Member of the Washington State Senate from the 26th district
- Incumbent
- Assumed office December 11, 2024
- Preceded by: Emily Randall

Personal details
- Party: Democratic
- Education: Western Washington University (BA)

= Deborah Krishnadasan =

American politician

Deborah Krishnadasan is an American politician serving as a member of the Washington State Senate from the 26th district. She was appointed by the Kitsap County Board of Commissioners and the Pierce County Council in 2024 to fill the vacancy left by Emily Randall's resignation following being elected to the U.S. House of Representatives. A Democrat, she previously served as president of the Peninsula School Board.

== Early life and education ==
Krishnadasan grew up in Puyallup and graduated from Western Washington University with a Bachelor of Arts in communications.

== Career ==
Her professional career includes working in communications and human resources for natural resources and tech companies including Burlington Resources, Visio Corporation, and Microsoft.

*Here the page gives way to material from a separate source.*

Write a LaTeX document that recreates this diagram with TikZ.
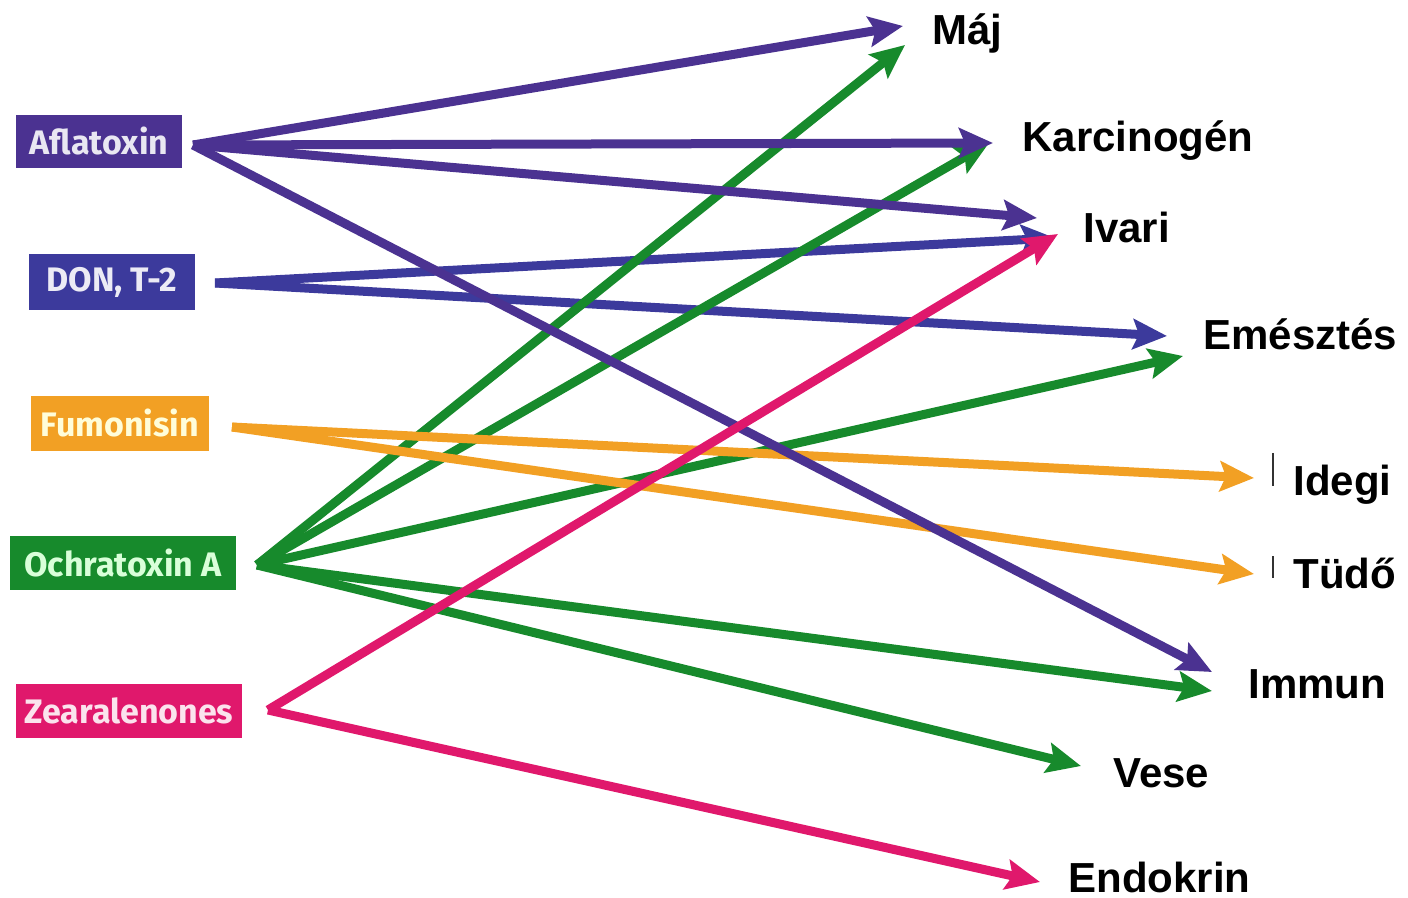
\documentclass[tikz,border=0pt]{standalone}
\usepackage{fontspec}
\setmainfont{Liberation Sans}
\newfontfamily\boxfont{Fira Sans}
\usetikzlibrary{arrows.meta}
\definecolor{cafl}{HTML}{4B3291}
\definecolor{cdon}{HTML}{3C3A9C}
\definecolor{cfum}{HTML}{F2A024}
\definecolor{coch}{HTML}{178A2C}
\definecolor{czea}{HTML}{E0186C}
\tikzset{
  srcbox/.style={draw=none, inner sep=0pt, font=\boxfont\bfseries\fontsize{17}{17}\selectfont},
  lab/.style={inner sep=0pt, font=\bfseries\fontsize{21}{21}\selectfont, anchor=base west},
  conn/.style={line width=4.5pt, line cap=butt, -{Stealth[length=17pt,width=15pt,inset=3pt]}},
  bar/.style={line width=1pt, black!80}
}
\begin{document}
\begin{tikzpicture}[x=0.5pt,y=-0.5pt]
\useasboundingbox (0,0) rectangle (1408,898);
% source boxes
\node[srcbox, fill=cafl, text=white!88!cafl, minimum width=83pt, minimum height=26.5pt] (afl) at (99,141.5) {Aflatoxin};
\node[srcbox, fill=cdon, text=white!90!cdon, minimum width=83pt, minimum height=28pt] (don) at (112,282) {DON, T-2};
\node[srcbox, fill=cfum, text=white!85!yellow, minimum width=89pt, minimum height=27.5pt] (fum) at (120,423.5) {Fumonisin};
\node[srcbox, fill=coch, text=white!85!green, minimum width=113pt, minimum height=27pt] (och) at (123,563) {Ochratoxin A};
\node[srcbox, fill=czea, text=white!88!czea, minimum width=113pt, minimum height=27pt] (zea) at (129,711) {Zearalenones};
% source points
\coordinate (s-afl) at (193,145);
\coordinate (s-don) at (215,283);
\coordinate (s-fum) at (232,427);
\coordinate (s-och) at (257,565);
\coordinate (s-zea) at (268,710);
% target labels
\node[lab] (maj) at (932,45) {Máj};
\node[lab] (kar) at (1022,152) {Karcinogén};
\node[lab] (iva) at (1083,243) {Ivari};
\node[lab] (eme) at (1203,350) {Emésztés};
\node[lab] (ide) at (1293,495) {Idegi};
\node[lab] (tud) at (1293,588) {Tüdő};
\node[lab] (imm) at (1248,698) {Immun};
\node[lab] (ves) at (1113,787) {Vese};
\node[lab] (end) at (1068,892) {Endokrin};
% small marks
\coordinate (b1a) at (1273,453); \coordinate (b1b) at (1273,486);
\coordinate (b2a) at (1273,556); \coordinate (b2b) at (1273,578);
\draw[bar] (b1a) -- (b1b);
\draw[bar] (b2a) -- (b2b);
% arrow tips
\coordinate (t-afl-maj) at (903,26);
\coordinate (t-och-maj) at (905,45);
\coordinate (t-afl-kar) at (993,143);
\coordinate (t-och-kar) at (989,143);
\coordinate (t-afl-iva) at (1037,218);
\coordinate (t-don-iva) at (1055,238);
\coordinate (t-zea-iva) at (1058,234);
\coordinate (t-don-eme) at (1167,336);
\coordinate (t-och-eme) at (1183,356);
\coordinate (t-fum-ide) at (1254,478);
\coordinate (t-fum-tud) at (1254,574);
\coordinate (t-afl-imm) at (1212,672);
\coordinate (t-och-imm) at (1212,691);
\coordinate (t-och-ves) at (1081,766);
\coordinate (t-zea-end) at (1040,882);
% connectors
\draw[conn, cdon] (s-don) -- (t-don-iva);
\draw[conn, cdon] (s-don) -- (t-don-eme);
\draw[conn, coch] (s-och) -- (t-och-maj);
\draw[conn, coch] (s-och) -- (t-och-kar);
\draw[conn, coch] (s-och) -- (t-och-eme);
\draw[conn, coch] (s-och) -- (t-och-imm);
\draw[conn, coch] (s-och) -- (t-och-ves);
\draw[conn, cfum] (s-fum) -- (t-fum-ide);
\draw[conn, cfum] (s-fum) -- (t-fum-tud);
\draw[conn, cafl] (s-afl) -- (t-afl-maj);
\draw[conn, cafl] (s-afl) -- (t-afl-kar);
\draw[conn, cafl] (s-afl) -- (t-afl-iva);
\draw[conn, cafl] (s-afl) -- (t-afl-imm);
\draw[conn, czea] (s-zea) -- (t-zea-iva);
\draw[conn, czea] (s-zea) -- (t-zea-end);
\end{tikzpicture}
\end{document}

=== Peninsula School Board ===
Krishnadasan was first elected to the Peninsula School Board for District 2 in a 2015 special election and won re-election to the seat unopposed in 2017. She served a two-year term as the board's president from 2019 to 2021.

=== Washington Senate ===
She was appointed by the Kitsap County Board of Commissioners and the Pierce County Council to the Washington Senate on December 11, 2024, to replace Emily Randall. She is running in the November 2025 special election for the remainder of the term in a competitive race against Republican state representative Michelle Caldier.

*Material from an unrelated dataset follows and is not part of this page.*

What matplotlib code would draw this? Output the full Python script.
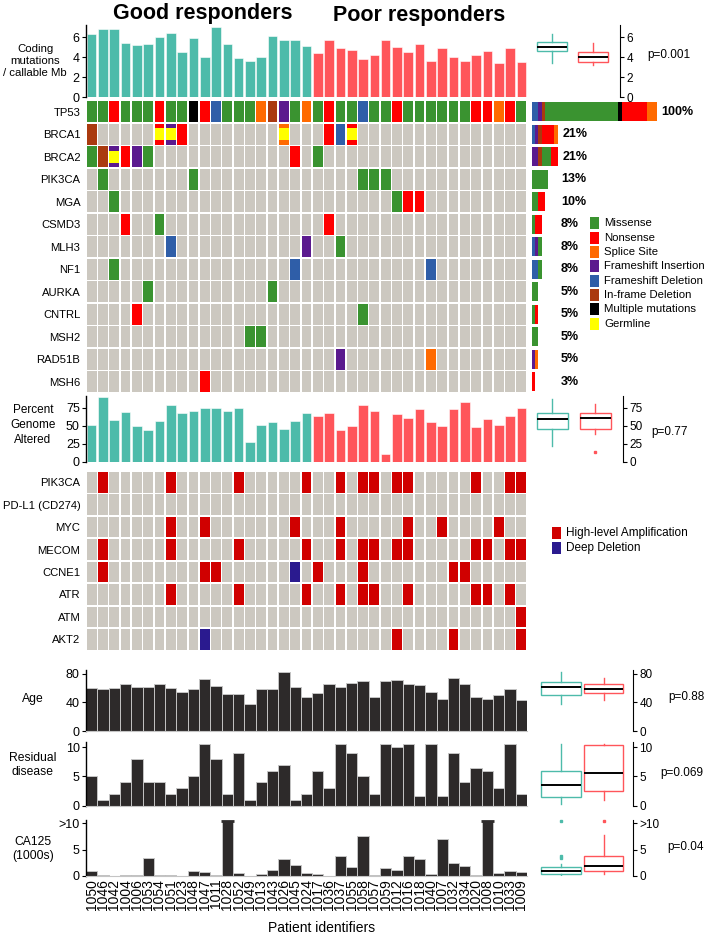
import numpy as np
import matplotlib
matplotlib.use("Agg")
import matplotlib.pyplot as plt
from matplotlib.patches import Rectangle

plt.rcParams["font.family"] = ["Liberation Sans", "DejaVu Sans"]

W, H = 709, 939

patients = ["1050", "1046", "1042", "1004", "1006", "1053", "1054", "1051", "1023", "1048",
            "1047", "1011", "1028", "1052", "1049", "1013", "1043", "1026", "1045", "1024",
            "1017", "1036", "1037", "1055", "1058", "1057", "1059", "1012", "1016", "1018",
            "1040", "1007", "1032", "1034", "1020", "1008", "1010", "1033", "1009"]
n_good = 20  # first 20 are good responders

coding = [6.33, 6.83, 6.77, 5.4, 5.17, 5.3, 6.03, 6.37, 4.53, 5.9, 4.0, 7.0, 5.33, 3.9, 3.57,
          3.97, 6.13, 5.67, 5.73, 5.1, 4.43, 5.7, 4.9, 4.73, 3.77, 4.23, 5.7, 5.03, 4.5, 5.3,
          3.63, 4.9, 3.97, 3.6, 4.2, 4.6, 3.4, 4.9, 3.47]
pga = [51, 90, 58, 69, 50, 44, 56, 78, 68, 70, 74, 74, 71, 74, 27, 51, 55, 46, 56, 68,
       64, 68, 44, 49, 78, 70, 10.5, 66, 61, 73, 55, 50, 73, 83, 48, 59, 51, 64, 75]
age = [60, 58, 60, 65, 61, 62, 66, 60, 54, 59, 72, 63, 52, 52, 38, 59, 58, 82, 62, 48,
       53, 66, 62, 67, 69, 48, 69, 71, 65, 64, 54, 44, 74, 66, 48, 44, 50, 58, 43]
residual = [5, 1, 2, 4, 8, 4, 4, 2, 3, 5, 10.5, 8, 2, 9, 1, 4, 6, 7, 1, 2,
            6, 3, 10.5, 9, 5, 2, 10.5, 10, 10.5, 1.6, 10.5, 1.6, 9, 4, 6.5, 6, 3, 10.5, 2]
nan = np.nan
ca125 = [1.0, 0.2, nan, 0.2, 0.15, 3.5, 0.25, 0.1, nan, 0.95, 0.75, 0.2, 10.5, 0.5, nan,
         0.4, 1.15, 3.2, 2.0, 0.5, 0.35, nan, 3.7, 1.7, 7.65, 0.1, 1.5, 1.2, 3.7, 3.2,
         0.3, 7.0, 2.5, 1.85, 0.2, 10.5, 0.65, 1.0, 0.85]
ca125_cap = 10  # values above are shown as ">10"

# mutation calls: G missense, R nonsense, O splice, P fs insertion, B fs deletion,
# X in-frame deletion, K multiple
mut_genes = ["TP53", "BRCA1", "BRCA2", "PIK3CA", "MGA", "CSMD3", "MLH3", "NF1", "AURKA",
             "CNTRL", "MSH2", "RAD51B", "MSH6"]
tp53_calls = "GGRGGGRGGKRBGGGOXPGOGRGGBGGRGGGGGGRRORG"
mut_sparse = ["0X 6R 7P 8R 17O 21R 22B 23R",
              "0G 1X 2P 3R 4P 5G 18R 20G",
              "1G 9G 24G 25G 26G",
              "2G 27G 28R 29R",
              "3R 6G 21R",
              "7B 19P 22G",
              "2G 18B 30B",
              "5G 16G",
              "4R 24G",
              "14G 15G",
              "22P 30O",
              "10R"]
germline = {"BRCA1": [6, 7, 17, 23], "BRCA2": [2]}
mut_pct = ["100%", "21%", "21%", "13%", "10%", "8%", "8%", "8%", "5%", "5%", "5%", "5%", "3%"]

cna_genes = ["PIK3CA", "PD-L1 (CD274)", "MYC", "MECOM", "CCNE1", "ATR", "ATM", "AKT2"]
cna_sparse = ["1A 7A 13A 19A 22A 24A 25A 27A 28A 34A 37A 38A",
              "",
              "7A 10A 18A 22A 28A 31A 36A",
              "1A 7A 13A 19A 22A 24A 25A 27A 28A 34A 35A 37A 38A",
              "1A 10A 11A 18D 20A 24A 32A 33A",
              "7A 13A 19A 22A 24A 25A 28A 34A 35A 37A",
              "38A",
              "10D 27A 32A 38A"]

# side box plots: whislo, q1, med, q3, whishi (good, poor)
coding_box = [[3.37, 4.6, 5.0, 5.5, 6.27], [3.2, 3.47, 4.03, 4.47, 5.37]]
pga_box = [[22.7, 45.5, 58.6, 68.2, 87.3], [39, 45.5, 60, 68.2, 79.5]]
pga_fliers = [[], [13.6]]
age_box = [[37.9, 50.4, 61, 68.4, 82.3], [43, 53.2, 59.2, 66.1, 74]]
residual_box = [[0.34, 1.43, 3.49, 6.0, 10.5], [0.91, 2.46, 5.66, 10.34, 10.6]]
ca125_box = [[0.19, 0.32, 0.89, 1.65, 2.28], [0.38, 0.89, 1.9, 3.8, 7.8]]
ca125_fliers = [[3.5, 3.8, 10.5], [10.5]]
p_values = ["p=0.001", "p=0.77", "p=0.88", "p=0.069", "p=0.04"]

TEAL = "#4DBBAA"
SALMON = "#FF555A"
GRAY = "#CCC8C0"
DARK = "#2D2A2A"
MUT_COLORS = {"G": "#3A9330", "R": "#FF0000", "O": "#FF6A00", "P": "#5B1A8E",
              "B": "#2F5EA8", "X": "#AA3A0F", "K": "#000000"}
CNA_COLORS = {"A": "#D00000", "D": "#2A1A8F"}
COUNT_ORDER = ["B", "P", "X", "G", "K", "R", "O"]

n = len(patients)
x = np.arange(n)
group_colors = [TEAL if i < n_good else SALMON for i in range(n)]

fig = plt.figure(figsize=(W / 100, H / 100), dpi=100)


def px_axes(x0, y0, x1, y1):
    return fig.add_axes([x0 / W, 1 - y1 / H, (x1 - x0) / W, (y1 - y0) / H])


def expand(spec):
    row = ["."] * n
    for item in spec.split():
        row[int(item[:-1])] = item[-1]
    return row


def bar_axes_style(ax, ylim, ticks, labels=None):
    ax.set_xlim(-0.5, n - 0.5)
    ax.set_ylim(*ylim)
    for s in ["top", "right", "bottom"]:
        ax.spines[s].set_visible(False)
    ax.spines["left"].set_linewidth(1)
    ax.set_xticks([])
    ax.set_yticks(ticks)
    if labels:
        ax.set_yticklabels(labels)
    ax.tick_params(axis="y", labelsize=9, length=3, pad=1.5)


def box_panel(rect, stats, fliers, xlim, widths, ylim, ticks, labels=None):
    ax = px_axes(*rect)
    bstats = []
    for st, fl in zip(stats, fliers):
        lo, q1, med, q3, hi = st
        bstats.append(dict(whislo=lo, q1=q1, med=med, q3=q3, whishi=hi, fliers=fl))
    for k, col in enumerate([TEAL, SALMON]):
        ax.bxp([bstats[k]], positions=[k + 1], widths=widths, showcaps=False,
               patch_artist=True,
               boxprops=dict(facecolor="white", edgecolor=col, linewidth=1),
               whiskerprops=dict(color=col, linewidth=1),
               medianprops=dict(color="black", linewidth=1.4),
               flierprops=dict(marker="s", markersize=2, markerfacecolor=col,
                               markeredgecolor=col, clip_on=False))
    ax.set_xlim(*xlim)
    ax.set_ylim(*ylim)
    for s in ["top", "left", "bottom"]:
        ax.spines[s].set_visible(False)
    ax.yaxis.tick_right()
    ax.set_yticks(ticks)
    if labels:
        ax.set_yticklabels(labels)
    ax.set_xticks([])
    ax.tick_params(axis="y", labelsize=8.5, length=3, pad=1.5)
    return ax


def draw_grid(ax, rows, colors, genes, germ=None):
    for r, row in enumerate(rows):
        for c, code in enumerate(row):
            ax.add_patch(Rectangle((c - 0.435, r - 0.46), 0.87, 0.92,
                                   color=colors.get(code, GRAY), lw=0))
            if germ and c in germ.get(genes[r], []):
                ax.add_patch(Rectangle((c - 0.435, r - 0.27), 0.87, 0.54,
                                       color="#FFFF00", lw=0))
    ax.set_xlim(-0.5, n - 0.5)
    ax.set_ylim(len(rows) - 0.5, -0.5)
    for s in ax.spines.values():
        s.set_visible(False)
    ax.set_xticks([])
    ax.set_yticks(range(len(rows)))
    ax.set_yticklabels(genes)
    ax.tick_params(axis="y", length=0, pad=4, labelsize=8.1)


# --- coding mutations
ax = px_axes(86, 25, 527, 97)
ax.bar(x, coding, width=0.85, color=group_colors, edgecolor="white", linewidth=0.4)
bar_axes_style(ax, (0, 7.2), [0, 2, 4, 6])
box_panel((533, 25, 620, 97), coding_box, [[], []], (0.537, 2.66), 0.75, (0, 7.2), [0, 2, 4, 6])

# --- mutation grid
mut_rows = [list(tp53_calls)] + [expand(s) for s in mut_sparse]
ax = px_axes(86, 100.5, 527, 393)
draw_grid(ax, mut_rows, MUT_COLORS, mut_genes, germline)

ax = px_axes(532, 100.5, 660, 393)
for r, row in enumerate(mut_rows):
    left = 0
    for code in COUNT_ORDER:
        cnt = row.count(code)
        if cnt:
            ax.barh(r, cnt, left=left, height=0.84, color=MUT_COLORS[code], lw=0)
            left += cnt
    ax.text(max(left + 1.5, 9), r, mut_pct[r], va="center", ha="left",
            fontsize=9, fontweight="bold", clip_on=False)
ax.set_xlim(0, 40)
ax.set_ylim(len(mut_rows) - 0.5, -0.5)
ax.axis("off")

# --- percent genome altered
ax = px_axes(86, 396, 527, 462)
ax.bar(x, pga, width=0.85, color=group_colors, edgecolor="white", linewidth=0.4)
bar_axes_style(ax, (0, 91), [0, 25, 50, 75])
box_panel((533, 396, 623, 462), pga_box, pga_fliers, (0.558, 2.65), 0.72, (0, 91), [0, 25, 50, 75])

# --- copy number grid
cna_rows = [expand(s) for s in cna_sparse]
ax = px_axes(86, 471, 527, 650.5)
draw_grid(ax, cna_rows, CNA_COLORS, cna_genes)

# --- clinical panels
clin = [(age, (670, 731), (0, 85), [0, 40, 80], None, age_box, [[], []]),
        (residual, (742, 805.7), (0, 10.9), [0, 5, 10], None, residual_box, [[], []]),
        (ca125, (820, 876), (0, 10.6), [0, 5, 10], ["0", "5", ">10"], ca125_box, ca125_fliers)]
for vals, (y0, y1), ylim, ticks, labels, bstat, bfl in clin:
    ax = px_axes(86, y0, 527, y1)
    ax.bar(x, vals, width=1.0, color=DARK, edgecolor="#C4C4C4", linewidth=0.7)
    bar_axes_style(ax, ylim, ticks, labels)
    ax.spines["bottom"].set_visible(True)
    ax.spines["bottom"].set_color("#C4C4C4")
    box_panel((535, y0, 633, y1), bstat, bfl, (0.388, 2.694), 0.94, ylim, ticks, labels)
    last = ax

capped = [i for i, v in enumerate(ca125) if v > ca125_cap]
last.hlines([ca125[i] for i in capped], [i - 0.6 for i in capped], [i + 0.6 for i in capped],
            color=DARK, lw=2, clip_on=False)
last.set_xticks(x)
last.set_xticklabels(patients, rotation=90, fontsize=10)
last.tick_params(axis="x", length=0, pad=2)

# --- overlay: titles, labels, legends
ov = fig.add_axes([0, 0, 1, 1])
ov.set_xlim(0, W)
ov.set_ylim(H, 0)
ov.axis("off")

ov.text(203, 13, "Good responders", ha="center", va="center", fontsize=15.5, fontweight="bold")
ov.text(419, 15, "Poor responders", ha="center", va="center", fontsize=15.5, fontweight="bold")

side_labels = [(35, 61, "Coding\nmutations\n/ callable Mb", 8.2),
               (33, 425, "Percent\nGenome\nAltered", 8.5),
               (33, 699, "Age", 8.7),
               (33, 765, "Residual\ndisease", 8.7),
               (33, 849, "CA125\n(1000s)", 8.7)]
for lx, ly, txt, fs in side_labels:
    ov.text(lx, ly, txt, ha="center", va="center", fontsize=fs, linespacing=1.3)

p_pos = [(669, 55), (670, 432), (686, 697), (682, 773), (686, 847)]
for (px, py), txt in zip(p_pos, p_values):
    ov.text(px, py, txt, ha="center", va="center", fontsize=8.5)

mut_legend = [("G", "Missense"), ("R", "Nonsense"), ("O", "Splice Site"),
              ("P", "Frameshift Insertion"), ("B", "Frameshift Deletion"),
              ("X", "In-frame Deletion"), ("K", "Multiple mutations"), (None, "Germline")]
for k, (code, lab) in enumerate(mut_legend):
    yc = 223.3 + k * 14.35
    col = MUT_COLORS[code] if code else "#FFFF00"
    ov.add_patch(Rectangle((590, yc - 6), 9, 12, color=col, lw=0))
    ov.text(604, yc, lab, ha="left", va="center", fontsize=8.2)

for k, (code, lab) in enumerate([("A", "High-level Amplification"), ("D", "Deep Deletion")]):
    yc = 533 + k * 15
    ov.add_patch(Rectangle((552, yc - 6), 9, 12, color=CNA_COLORS[code], lw=0))
    ov.text(566, yc, lab, ha="left", va="center", fontsize=8.5)

ov.text(322, 928, "Patient identifiers", ha="center", va="center", fontsize=10)

fig.savefig("out.png", dpi=100)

In March 2025, Krishnadasan was one of two Democrats to vote with Republicans against the state budget due to tax increases. After being sworn in, she sponsored a bill which would amend the state constitution to lower the current 60% voter approval threshold to pass school funding bonds down to 55% of the vote.

== Personal life ==
Krishnadasan and her husband Baiya, a Sri Lankan-born cardiothoracic surgeon, moved to Gig Harbor in 2008 and have three kids: Alexander, Audrey, and Gabriel.